Looking for an opportunity to write a purely functional network driver?
If this sounds familiar, hOp, and now House is the project for you!
Bam!
Actually I've had a project in the back of my mind along these same lines that I've been trying to distill into a post for feedback. If I ever get it written down I'd love your thoughts!
Re: Lisp Machine on x86_64 idea?
Posted: Fri Sep 23, 2011 5:05 pm
by hall123
Thanks for the response,
As for what should be hidden or shown to the Lisp environment, I was thinking that from Lisp one should be able to able to access most of the hardware. For example if I was writing a terminal function from Lisp I would do something like:
(set-cursor-and-write (x) (y) (string))
(set-cursor-and-write 20 20 "This is the terminal printing function")
The arguments would be put on stack for Forth and a Forth word like 'set-hardware-cursor' would place the cursor at 20X and 20Y and a second Forth word will write the string.
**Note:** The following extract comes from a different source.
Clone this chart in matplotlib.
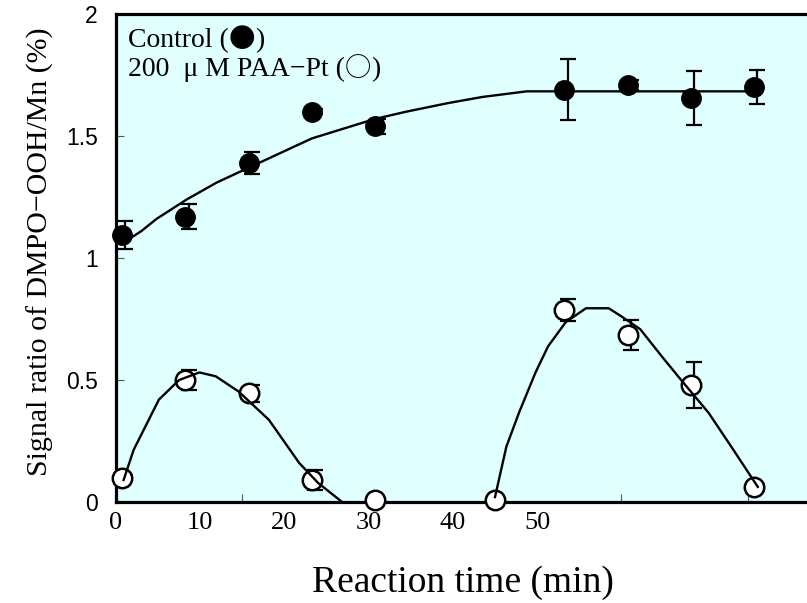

So basically as much the hardware is accessible from Lisp as possible and what I can't is with Forth. From a protection standpoint user space applications will not have access to hardware control functions, as they could mess everything up, they have to make a system call. But the Lisp OS or programs the user allows have full control over every little detail.
Re: Lisp Machine on x86_64 idea?
Posted: Sat Sep 24, 2011 7:30 pm
by intx13
But going on that idea a little, if a Lisp program could issue...
Code: Select all
(set-cursor-and-write (x) (y) (string))
(set-cursor-and-write 20 20 "This is the terminal printing function")
...then your hypervisor is providing a terminal emulator and a windowing environment and a video driver and a font driver and all of the
stuff it takes for set-cursor-and-write to exist.
At the other extreme, some hardware concepts don't necessarily
work in Lisp - at least not without changing what Lisp is. Interrupts are the first example that come to mind.
There's at least two posters I've seen here with sigs indicating they are working on functional system programming. I can't find their usernames right now but maybe they'll chime in. I think one of the projects involved a new functional language, but I don't know how abstracted from hardware it was.